You are viewing a plain text version of this content. The canonical link for it is here.
Posted to dev@lucene.apache.org by "Michael McCandless (JIRA)" <ji...@apache.org> on 2010/04/03 11:47:27 UTC
[jira] Commented: (LUCENE-2362) Add support for slow filters with
batch processing
[ https://issues.apache.org/jira/browse/LUCENE-2362?page=com.atlassian.jira.plugin.system.issuetabpanels:comment-tabpanel&focusedCommentId=12853111#action_12853111 ]
Michael McCandless commented on LUCENE-2362:
--------------------------------------------
I think in general Lucene should do a better job managing whether the filter is cheap or expensive, random access or not (LUCENE-1536), and tune the matching/scoring appropriately.

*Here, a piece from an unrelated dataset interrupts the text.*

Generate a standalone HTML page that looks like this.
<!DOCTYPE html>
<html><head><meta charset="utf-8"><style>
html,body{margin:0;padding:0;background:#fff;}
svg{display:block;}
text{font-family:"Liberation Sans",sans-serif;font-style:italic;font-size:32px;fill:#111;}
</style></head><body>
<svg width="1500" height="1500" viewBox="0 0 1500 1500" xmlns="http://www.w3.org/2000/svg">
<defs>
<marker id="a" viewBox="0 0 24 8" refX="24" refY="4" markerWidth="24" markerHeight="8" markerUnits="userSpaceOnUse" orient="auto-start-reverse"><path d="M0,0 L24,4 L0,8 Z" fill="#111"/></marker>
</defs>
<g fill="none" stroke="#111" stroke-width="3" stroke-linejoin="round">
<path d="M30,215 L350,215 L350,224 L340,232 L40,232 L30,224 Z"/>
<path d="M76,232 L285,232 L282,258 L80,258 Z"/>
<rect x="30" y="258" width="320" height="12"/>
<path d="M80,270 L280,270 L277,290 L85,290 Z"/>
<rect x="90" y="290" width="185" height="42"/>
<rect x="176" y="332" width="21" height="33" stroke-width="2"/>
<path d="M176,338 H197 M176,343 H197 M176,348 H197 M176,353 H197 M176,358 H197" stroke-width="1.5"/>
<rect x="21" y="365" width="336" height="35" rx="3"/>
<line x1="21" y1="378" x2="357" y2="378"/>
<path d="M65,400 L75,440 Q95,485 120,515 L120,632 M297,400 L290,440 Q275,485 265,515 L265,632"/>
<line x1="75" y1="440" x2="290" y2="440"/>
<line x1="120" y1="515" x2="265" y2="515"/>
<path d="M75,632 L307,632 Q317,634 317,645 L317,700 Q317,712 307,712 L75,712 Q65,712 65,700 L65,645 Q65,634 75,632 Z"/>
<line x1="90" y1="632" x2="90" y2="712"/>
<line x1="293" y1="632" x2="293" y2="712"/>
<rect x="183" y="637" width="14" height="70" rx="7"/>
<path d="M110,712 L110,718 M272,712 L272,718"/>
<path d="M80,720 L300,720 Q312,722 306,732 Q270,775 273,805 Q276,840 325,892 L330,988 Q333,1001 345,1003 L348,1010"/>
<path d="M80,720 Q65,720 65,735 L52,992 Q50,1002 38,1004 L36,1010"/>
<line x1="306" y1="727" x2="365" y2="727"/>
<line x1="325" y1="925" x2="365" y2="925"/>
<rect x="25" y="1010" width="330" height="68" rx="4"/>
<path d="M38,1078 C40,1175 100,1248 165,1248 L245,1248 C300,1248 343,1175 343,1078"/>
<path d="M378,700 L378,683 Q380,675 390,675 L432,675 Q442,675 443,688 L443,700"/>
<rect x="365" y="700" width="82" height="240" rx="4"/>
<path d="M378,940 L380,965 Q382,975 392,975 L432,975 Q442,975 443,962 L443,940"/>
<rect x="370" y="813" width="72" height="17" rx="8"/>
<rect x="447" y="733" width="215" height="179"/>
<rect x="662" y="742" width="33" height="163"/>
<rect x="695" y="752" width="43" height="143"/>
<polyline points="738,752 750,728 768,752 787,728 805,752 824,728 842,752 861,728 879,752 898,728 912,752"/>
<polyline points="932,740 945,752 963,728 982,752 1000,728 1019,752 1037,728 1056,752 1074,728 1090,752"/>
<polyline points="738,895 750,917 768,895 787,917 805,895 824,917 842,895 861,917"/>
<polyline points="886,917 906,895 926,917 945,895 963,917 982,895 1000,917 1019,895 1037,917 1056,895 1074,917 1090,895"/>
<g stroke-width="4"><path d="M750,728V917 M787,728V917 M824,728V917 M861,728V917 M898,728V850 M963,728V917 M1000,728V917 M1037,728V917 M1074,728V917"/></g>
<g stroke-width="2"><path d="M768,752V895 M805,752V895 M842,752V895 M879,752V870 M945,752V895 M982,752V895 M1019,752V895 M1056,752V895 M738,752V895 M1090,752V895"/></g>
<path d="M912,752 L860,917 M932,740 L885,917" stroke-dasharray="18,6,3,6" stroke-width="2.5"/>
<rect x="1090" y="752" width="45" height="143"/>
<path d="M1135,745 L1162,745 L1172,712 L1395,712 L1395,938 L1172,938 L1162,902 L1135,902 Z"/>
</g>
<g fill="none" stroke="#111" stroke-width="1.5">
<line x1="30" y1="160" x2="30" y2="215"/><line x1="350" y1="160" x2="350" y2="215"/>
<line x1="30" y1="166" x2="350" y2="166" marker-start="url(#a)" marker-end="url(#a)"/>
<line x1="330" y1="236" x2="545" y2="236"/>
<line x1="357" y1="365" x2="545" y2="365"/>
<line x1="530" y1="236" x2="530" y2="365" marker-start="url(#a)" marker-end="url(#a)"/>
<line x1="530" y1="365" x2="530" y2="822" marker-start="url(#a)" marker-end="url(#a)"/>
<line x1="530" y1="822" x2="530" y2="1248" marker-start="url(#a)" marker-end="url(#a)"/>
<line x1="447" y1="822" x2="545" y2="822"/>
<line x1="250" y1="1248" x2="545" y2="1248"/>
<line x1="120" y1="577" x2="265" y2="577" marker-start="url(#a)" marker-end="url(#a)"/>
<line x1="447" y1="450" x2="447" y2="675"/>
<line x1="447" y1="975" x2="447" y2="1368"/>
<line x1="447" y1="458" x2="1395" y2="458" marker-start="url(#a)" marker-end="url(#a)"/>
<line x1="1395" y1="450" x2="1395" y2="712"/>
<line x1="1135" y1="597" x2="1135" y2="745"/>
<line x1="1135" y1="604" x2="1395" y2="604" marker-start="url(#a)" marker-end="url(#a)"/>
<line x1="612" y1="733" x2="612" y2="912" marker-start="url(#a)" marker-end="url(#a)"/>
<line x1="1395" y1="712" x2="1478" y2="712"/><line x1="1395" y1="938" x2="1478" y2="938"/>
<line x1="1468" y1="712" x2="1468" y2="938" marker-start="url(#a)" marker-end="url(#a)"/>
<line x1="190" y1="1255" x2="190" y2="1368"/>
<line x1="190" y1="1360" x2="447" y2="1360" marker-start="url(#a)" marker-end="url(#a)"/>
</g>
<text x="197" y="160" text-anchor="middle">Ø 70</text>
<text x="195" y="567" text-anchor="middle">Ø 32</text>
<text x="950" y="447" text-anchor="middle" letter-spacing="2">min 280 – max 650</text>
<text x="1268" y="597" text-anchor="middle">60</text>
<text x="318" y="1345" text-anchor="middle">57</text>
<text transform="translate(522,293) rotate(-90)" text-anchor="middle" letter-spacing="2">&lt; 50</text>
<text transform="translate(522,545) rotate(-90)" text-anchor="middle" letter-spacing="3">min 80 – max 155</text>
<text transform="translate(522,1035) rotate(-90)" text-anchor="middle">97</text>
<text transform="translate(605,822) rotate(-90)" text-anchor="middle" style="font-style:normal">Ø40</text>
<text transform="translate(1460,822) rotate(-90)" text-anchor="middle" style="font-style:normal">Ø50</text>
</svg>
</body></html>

But one issue with this patch: how is scoring done? It looks like in first pass you gather bit set, then you filter it w/ batch filter, then you iterate again in 2nd pass to collect the docs. But that 2nd pass won't in general have enough info to do scoring?

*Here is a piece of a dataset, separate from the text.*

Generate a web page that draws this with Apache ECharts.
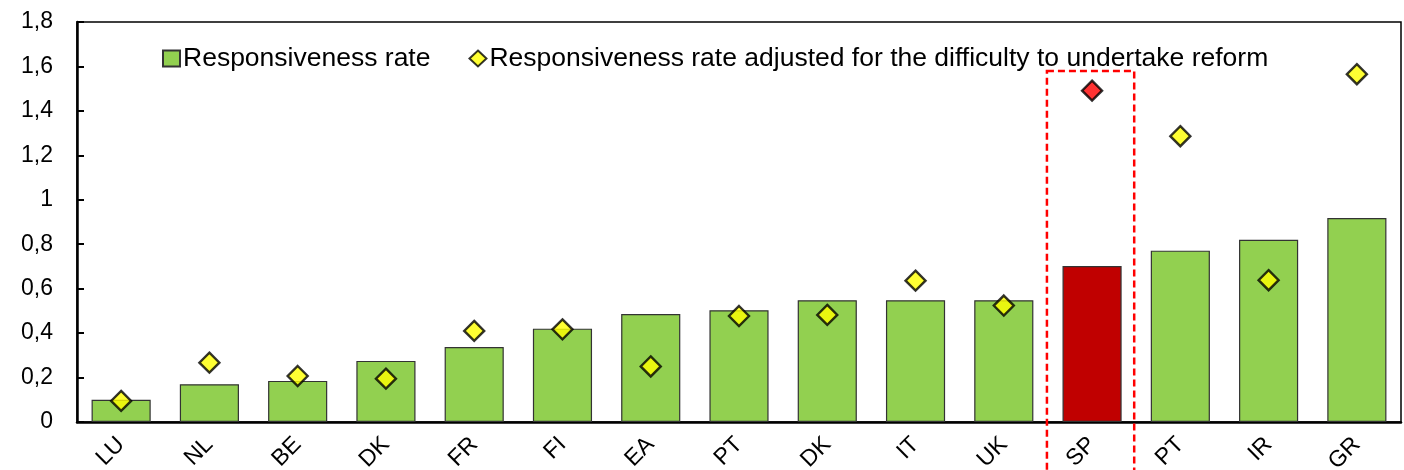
<!DOCTYPE html>
<html>
<head>
<meta charset="utf-8">
<script src="https://cdn.jsdelivr.net/npm/echarts@6/dist/echarts.min.js"></script>
<style>
  html, body { margin: 0; padding: 0; background: #fff; }
  #chart { width: 1404px; height: 470px; }
</style>
</head>
<body>
<div id="chart"></div>
<script>
// countries, in the order of the chart
const categories = ['LU', 'NL', 'BE', 'DK', 'FR', 'FI', 'EA', 'PT', 'DK', 'IT', 'UK', 'SP', 'PT', 'IR', 'GR']
// responsiveness rate (bars)
const rateValues = [0.10, 0.17, 0.185, 0.275, 0.337, 0.42, 0.486, 0.503, 0.548, 0.548, 0.548, 0.702, 0.771, 0.82, 0.918]
// adjusted for the difficulty to undertake reform (diamonds)
const adjustedValues = [0.095, 0.267, 0.207, 0.195, 0.41, 0.417, 0.25, 0.477, 0.482, 0.636, 0.524, 1.491, 1.286, 0.638, 1.565]
const yTicks = [0, 0.2, 0.4, 0.6, 0.8, 1, 1.2, 1.4, 1.6, 1.8]
const highlightIndex = 11
const boxTop = 1.58

const font = 'Liberation Sans, Arial, sans-serif'
const green = '#92D050'
const yellow = '#FFFF00'

const chart = echarts.init(document.getElementById('chart'))

const barData = rateValues.map((v, i) => {
  if (i === highlightIndex) {
    return { value: v, itemStyle: { color: '#C00000' } }
  }
  return v
})
const dotData = adjustedValues.map((v, i) => {
  if (i === highlightIndex) {
    return { value: v, itemStyle: { color: '#FF0000' } }
  }
  return v
})

chart.setOption({
  animation: false,
  backgroundColor: '#fff',
  textStyle: { fontFamily: font },
  grid: {
    left: 77,
    right: 3,
    top: 22,
    bottom: 48,
    containLabel: false,
    outerBoundsMode: 'none',
    show: true,
    borderColor: '#000',
    borderWidth: 1.5
  },
  legend: {
    left: 157,
    top: 40,
    itemWidth: 17,
    itemHeight: 16,
    itemGap: 38,
    textStyle: { fontSize: 26.5, color: '#000', fontFamily: font, padding: [0, 0, 0, -2] },
    data: [
      { name: 'Responsiveness rate', icon: 'rect' },
      { name: 'Responsiveness rate adjusted for the difficulty to undertake reform', icon: 'diamond' }
    ]
  },
  xAxis: {
    type: 'category',
    data: categories,
    axisLine: { lineStyle: { color: '#000', width: 2.5 } },
    axisTick: { inside: true, length: 7, lineStyle: { color: '#000', width: 2 } },
    axisLabel: { rotate: 45, fontSize: 23, color: '#000', margin: 19, fontFamily: font }
  },
  yAxis: {
    type: 'value',
    min: 0,
    max: 1.8,
    interval: 0.2,
    splitLine: { show: false },
    axisLine: { show: true, lineStyle: { color: '#000', width: 2.5 } },
    axisTick: { show: true, inside: true, length: 7, lineStyle: { color: '#000', width: 2 } },
    axisLabel: {
      fontSize: 23,
      color: '#000',
      margin: 24,
      fontFamily: font,
      formatter: function (v) {
        const t = yTicks.find(x => Math.abs(x - v) < 1e-6)
        return String(t === undefined ? v : t).replace('.', ',')
      }
    }
  },
  series: [
    {
      name: 'Responsiveness rate',
      type: 'bar',
      barWidth: '67%',
      data: barData,
      itemStyle: { color: green, borderColor: '#333', borderWidth: 1.2 }
    },
    {
      name: 'Responsiveness rate adjusted for the difficulty to undertake reform',
      type: 'scatter',
      symbol: 'diamond',
      symbolSize: 20,
      data: dotData,
      z: 5,
      itemStyle: { color: yellow, borderColor: '#000', borderWidth: 2.4 }
    }
  ]
})

// dashed box around the highlighted country
const topLeft = chart.convertToPixel({ gridIndex: 0 }, [highlightIndex, boxTop])
const catW = chart.convertToPixel({ xAxisIndex: 0 }, 1) - chart.convertToPixel({ xAxisIndex: 0 }, 0)
chart.setOption({
  graphic: [{
    type: 'rect',
    z: 10,
    shape: {
      x: topLeft[0] - catW / 2 - 1,
      y: topLeft[1],
      width: catW - 1,
      height: 480 - topLeft[1]
    },
    style: { fill: 'none', stroke: '#FF0000', lineWidth: 2.5, lineDash: [7, 4] }
  }]
})
</script>
</body>
</html>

> Add support for slow filters with batch processing
> --------------------------------------------------
>
> Key: LUCENE-2362
> URL: https://issues.apache.org/jira/browse/LUCENE-2362
> Project: Lucene - Java
> Issue Type: Improvement
> Components: Search
> Affects Versions: 3.0.1
> Reporter: Sergey Vladimirov
> Attachments: BatchFilter.java, IndexSearcherImpl.java
>
>
> Internal implementation of IndexSearch assumes that Filter and scorer has almost equal perfomance. But in our environment we have Filter implementation that is very expensive (in compare to scorer).
> if we have, let's say, 2k of termdocs selected by scorer (each ~250 docs) and 2k selected by filter, then 250k docs will be fastly checked (and filtered out) by scorer, and 250k docs will be slowly checked by our filter.

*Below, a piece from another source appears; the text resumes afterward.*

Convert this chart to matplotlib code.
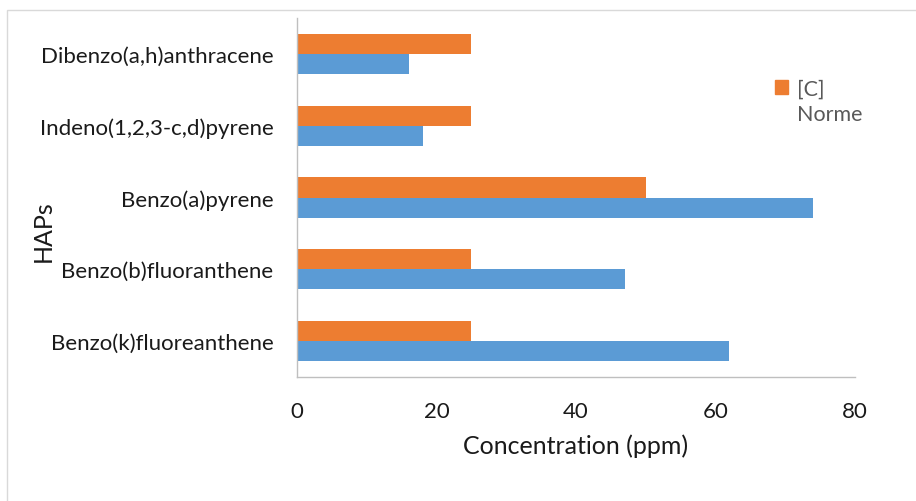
import numpy as np
import matplotlib.pyplot as plt
from matplotlib.patches import Patch, Rectangle

plt.rcParams["font.family"] = ["Lato", "DejaVu Sans"]

composes = ["Benzo(k)fluoreanthene", "Benzo(b)fluoranthene", "Benzo(a)pyrene",
            "Indeno(1,2,3-c,d)pyrene", "Dibenzo(a,h)anthracene"]
norme = [62, 47, 74, 18, 16]
conc = [25, 25, 50, 25, 25]
xticks = [0, 20, 40, 60, 80]

blue = "#5B9BD5"
orange = "#ED7D31"
grey = "#595959"

fig = plt.figure(figsize=(9.16, 5.02), dpi=100)
ax = fig.add_axes([297 / 916, 1 - 378 / 502, (855 - 297) / 916, (378 - 19) / 502])

y = np.arange(len(composes))
h = 0.28
ax.barh(y - h / 2, norme, height=h, color=blue)
ax.barh(y + h / 2, conc, height=h, color=orange)

ax.set_xlim(0, 80)
ax.set_ylim(-0.5, len(composes) - 0.5)
ax.set_xticks(xticks)
ax.set_yticks(y)
ax.set_yticklabels(composes)
ax.tick_params(axis="both", length=0, labelsize=16, colors="#1a1a1a")
ax.tick_params(axis="y", pad=17)
ax.tick_params(axis="x", pad=17)
for s in ["top", "right"]:
    ax.spines[s].set_visible(False)
for s in ["left", "bottom"]:
    ax.spines[s].set_color("#BFBFBF")
    ax.spines[s].set_linewidth(1)

ax.set_xlabel("Concentration (ppm)", fontsize=18, color="#1a1a1a", labelpad=9)
fig.text(43 / 916, 1 - 231 / 502, "HAPs", rotation=90, fontsize=18,
         ha="center", va="center", color="#1a1a1a")

handles = [Patch(color=orange), Patch(color="none")]
fig.legend(handles, ["[C]", "Norme"], loc="upper left",
           bbox_to_anchor=(756 / 916, 1 - 60 / 502), frameon=False,
           fontsize=15.5, labelcolor=grey, handlelength=0.6, handleheight=0.6,
           handletextpad=0.4, labelspacing=0.25)

# thin frame around the chart area
fig.patches.append(Rectangle((6.5 / 916, -0.1), 1.2, 1 - 10.5 / 502 + 0.1,
                             transform=fig.transFigure, fill=False,
                             edgecolor="#D9D9D9", linewidth=1))

fig.savefig("out.png", dpi=100)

> Using straigthforward implementation makes search out of 60 seconds per query boundary, because each next() or advance() requires N queries to database PER CHECKED DOC. Using read ahead technique allows us to optimze it to 35 seconds per query. Still too slow.
> The solution to problem is firstly select all documents by scorer and filter them in batch by our filter. Example of implementation (with BitSet) in attachement. Currently it takes only ~300 millseconds per query.
--
This message is automatically generated by JIRA.
-
You can reply to this email to add a comment to the issue online.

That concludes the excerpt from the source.